Tsiolkas’s unique gift is his ability to create a sense of Danny’s past through describing ordinary moments in which difference reveals itself by flashes. Although the narrative moves slowly, the stream-of-consciousness plot—so in sync with the rhythms of daily life—is natural and careful to avoid moments of false drama. In some ways, this is the best part of the novel. As Danny’s father rails against “the kind of filth” his son associates with, his siblings Theo and Regan hover around the edges, neglected and sullen, as does Danny’s best friend, Demet. When a new Dan realizes he will no longer be part of the swimming team, the shame whips at him, lacerating him, reminding him of how far he has fallen. The humiliation is always there and so is the hate, at one with his blood and lungs: “What sears through me now is a clear understanding of my worthlessness, I am the debt that can never be paid off.”

It’s tough to recognize you are no longer “of the sky but of the earth.” Coupled with a father who from the very beginning resented his family’s time, energy and expectations being focused on their eldest child, Danny is swept up in a series of unfortunate events, far from the happiness he experienced when he was held and buoyed and immersed in water.
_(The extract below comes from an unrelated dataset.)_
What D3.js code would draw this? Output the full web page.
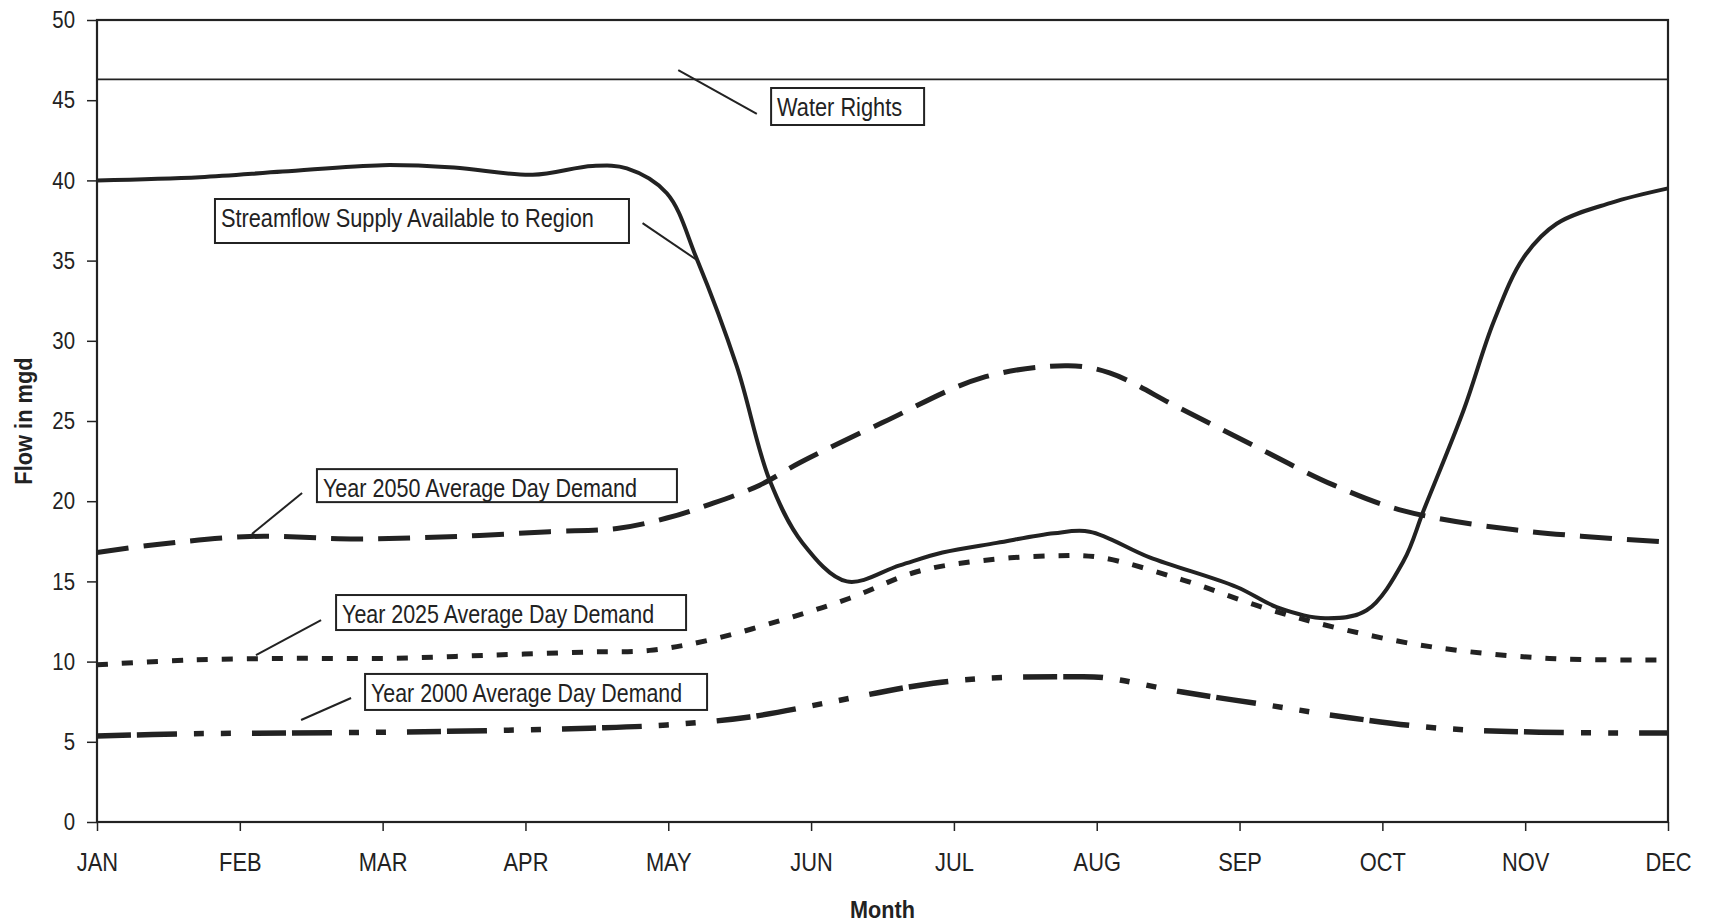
<!DOCTYPE html>
<html>
<head>
<meta charset="utf-8">
<script src="https://cdn.jsdelivr.net/npm/d3@7"></script>
<style>
  body { margin: 0; background: #fff; }
  svg { display: block; }
  text { font-family: "Liberation Sans Narrow", "Arial Narrow", "Liberation Sans", Arial, sans-serif; fill: #222; }
</style>
</head>
<body>
<div id="chart"></div>
<script>
// DATA
const months = ["JAN", "FEB", "MAR", "APR", "MAY", "JUN", "JUL", "AUG", "SEP", "OCT", "NOV", "DEC"];
const yTicks = [0, 5, 10, 15, 20, 25, 30, 35, 40, 45, 50];

const waterRights = 46.3;

// streamflow supply (month position, mgd)
const supplyAt   = [0, 0.72, 1.3, 2.0, 2.5, 3.05, 3.47, 3.71, 3.99, 4.2, 4.48, 4.71, 4.94, 5.25, 5.62, 5.92, 6.3, 6.7, 6.95, 7.37, 7.98, 8.26, 8.6, 8.89, 9.15, 9.29, 9.57, 9.78, 9.99, 10.22, 10.6, 11.0];
const supplyFlow = [40.0, 40.2, 40.55, 40.95, 40.8, 40.35, 40.9, 40.75, 39.2, 35.1, 28.4, 21.3, 17.4, 15.0, 16.0, 16.8, 17.4, 18.0, 18.1, 16.5, 14.65, 13.4, 12.7, 13.2, 16.3, 19.45, 25.7, 31.2, 35.2, 37.3, 38.6, 39.5];

// year 2050 average day demand
const d2050At   = [0, 0.42, 1.07, 1.82, 2.52, 3.17, 3.64, 3.99, 4.29, 4.64, 4.92, 5.5, 6.2, 6.8, 7.09, 7.56, 8.07, 8.66, 9.15, 9.94, 11];
const d2050Flow = [16.8, 17.3, 17.8, 17.65, 17.8, 18.1, 18.3, 18.95, 19.8, 21.0, 22.4, 24.9, 27.7, 28.45, 28.0, 25.9, 23.6, 21.0, 19.4, 18.2, 17.45];

// year 2025 average day demand
const d2025At   = [0, 0.65, 1.35, 2.05, 2.75, 3.45, 3.87, 4.29, 4.8, 5.27, 5.74, 6.2, 6.7, 7.02, 7.6, 8.19, 8.73, 9.36, 10.17, 11];
const d2025Flow = [9.8, 10.1, 10.2, 10.2, 10.4, 10.6, 10.7, 11.35, 12.6, 13.95, 15.6, 16.3, 16.6, 16.5, 15.1, 13.3, 12.0, 10.9, 10.2, 10.1];

// year 2000 average day demand
const d2000At   = [0, 0.65, 1.35, 2.05, 2.75, 3.45, 3.99, 4.57, 5.15, 5.74, 6.2, 6.8, 7.05, 7.6, 8.19, 8.77, 9.4, 10.1, 11];
const d2000Flow = [5.36, 5.5, 5.55, 5.6, 5.7, 5.85, 6.05, 6.55, 7.5, 8.5, 8.95, 9.05, 9.0, 8.1, 7.3, 6.5, 5.85, 5.6, 5.55];

const labelTexts = [
  "Water Rights",
  "Streamflow Supply Available to Region",
  "Year 2050 Average Day Demand",
  "Year 2025 Average Day Demand",
  "Year 2000 Average Day Demand"
];

// LAYOUT
const width = 1712, height = 922;
const margin = { top: 20, right: 44, bottom: 100, left: 97 };
const ink = "#222";

// callout placement in data units: box top-left, box size in px, leader from/to
const callouts = [
  { box: [4.72, 45.76], w: 153, h: 37, tw: 125, from: [4.07, 46.88], to: [4.62, 44.14] },
  { box: [0.826, 38.84], w: 414, h: 44, tw: 373, from: [3.82, 37.34], to: [4.20, 35.04] },
  { box: [1.54, 22.0], w: 360, h: 33, tw: 314, from: [1.436, 20.51], to: [1.085, 17.96] },
  { box: [1.674, 14.15], w: 350, h: 35, tw: 312, from: [1.569, 12.59], to: [1.113, 10.41] },
  { box: [1.877, 9.23], w: 342, h: 36, tw: 311, from: [1.779, 7.73], to: [1.429, 6.36] }
];

// HELPERS
// squeeze text horizontally, the original uses a narrow face
function narrow(selection, k) {
  selection.each(function() {
    const w = this.getComputedTextLength();
    d3.select(this)
      .attr("textLength", w * k)
      .attr("lengthAdjust", "spacingAndGlyphs");
  });
}

const svg = d3.select("#chart").append("svg")
    .attr("width", width)
    .attr("height", height);

const x = d3.scaleLinear()
    .domain([0, months.length - 1])
    .range([margin.left, width - margin.right]);

const y = d3.scaleLinear()
    .domain([0, 50])
    .range([height - margin.bottom, margin.top]);

// AXES
svg.append("g")
    .attr("transform", `translate(0,${height - margin.bottom})`)
    .call(d3.axisBottom(x)
      .tickValues(d3.range(months.length))
      .tickFormat(i => months[i])
      .tickSize(9)
      .tickPadding(22))
    .call(g => g.select(".domain").remove())
    .call(g => g.selectAll("line").attr("stroke", ink).attr("stroke-width", 1.5))
    .call(g => g.selectAll("text").attr("font-size", 26).attr("fill", ink).call(narrow, 0.84));

svg.append("g")
    .attr("transform", `translate(${margin.left},0)`)
    .call(d3.axisLeft(y)
      .tickValues(yTicks)
      .tickSize(10)
      .tickPadding(12))
    .call(g => g.select(".domain").remove())
    .call(g => g.selectAll("line").attr("stroke", ink).attr("stroke-width", 1.5))
    .call(g => g.selectAll("text").attr("font-size", 24).attr("fill", ink).call(narrow, 0.85));

// plot frame
svg.append("rect")
    .attr("x", x(0))
    .attr("y", y(50))
    .attr("width", x(11) - x(0))
    .attr("height", y(0) - y(50))
    .attr("fill", "none")
    .attr("stroke", ink)
    .attr("stroke-width", 2.2);

// axis titles
svg.append("text")
    .attr("x", (x(0) + x(11)) / 2)
    .attr("y", 918)
    .attr("text-anchor", "middle")
    .attr("font-size", 24)
    .attr("font-weight", "bold")
    .text("Month")
    .call(narrow, 0.9);

svg.append("text")
    .attr("transform", `translate(32,${(y(0) + y(50)) / 2}) rotate(-90)`)
    .attr("text-anchor", "middle")
    .attr("font-size", 23)
    .attr("font-weight", "bold")
    .text("Flow in mgd")
    .call(narrow, 0.95);

// LINES
const line = d3.line()
    .x(d => x(d[0]))
    .y(d => y(d[1]))
    .curve(d3.curveCatmullRom.alpha(0.5));

const series = [
  { at: d2000At, flow: d2000Flow, w: 5.5, dash: "34,6,40,17,10,17,10,21" },
  { at: d2025At, flow: d2025Flow, w: 5, dash: "11,14" },
  { at: d2050At, flow: d2050Flow, w: 5, dash: "32,15" },
  { at: supplyAt, flow: supplyFlow, w: 4, dash: null }
];

svg.append("g")
  .selectAll("path")
  .data(series)
  .join("path")
    .attr("d", s => line(s.at.map((m, i) => [m, s.flow[i]])))
    .attr("fill", "none")
    .attr("stroke", ink)
    .attr("stroke-width", s => s.w)
    .attr("stroke-dasharray", s => s.dash)
    .attr("stroke-linejoin", "round");

// water rights
svg.append("line")
    .attr("x1", x(0))
    .attr("x2", x(11))
    .attr("y1", y(waterRights))
    .attr("y2", y(waterRights))
    .attr("stroke", ink)
    .attr("stroke-width", 1.8);

// CALLOUTS
const callout = svg.append("g")
  .selectAll("g")
  .data(callouts)
  .join("g");

callout.append("line")
    .attr("x1", d => x(d.from[0]))
    .attr("y1", d => y(d.from[1]))
    .attr("x2", d => x(d.to[0]))
    .attr("y2", d => y(d.to[1]))
    .attr("stroke", ink)
    .attr("stroke-width", 2);

callout.append("rect")
    .attr("x", d => x(d.box[0]))
    .attr("y", d => y(d.box[1]))
    .attr("width", d => d.w)
    .attr("height", d => d.h)
    .attr("fill", "#fff")
    .attr("stroke", ink)
    .attr("stroke-width", 2);

callout.append("text")
    .attr("x", d => x(d.box[0]) + 6)
    .attr("y", d => y(d.box[1]) + 28)
    .attr("font-size", 26)
    .attr("textLength", d => d.tw)
    .attr("lengthAdjust", "spacingAndGlyphs")
    .text((d, i) => labelTexts[i]);
</script>
</body>
</html>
Still, Danny’s tortured, unconventional mindset will offer even readers who are unfamiliar with Tsoilkas’s work much to enjoy.

As in his previous works, Tsoilkas is interested in the way secrets and lies can force a moral and emotional coarsening. While the ending of Barracuda captures the great virtue of Tsoilkas’ novels—his ability to combine a storybook narrative with psychological realism—it also shows how that in the face of adversity, a true hero’s loves and losses can be knitted together in an extraordinary combination of tenderness, heartbreak and control.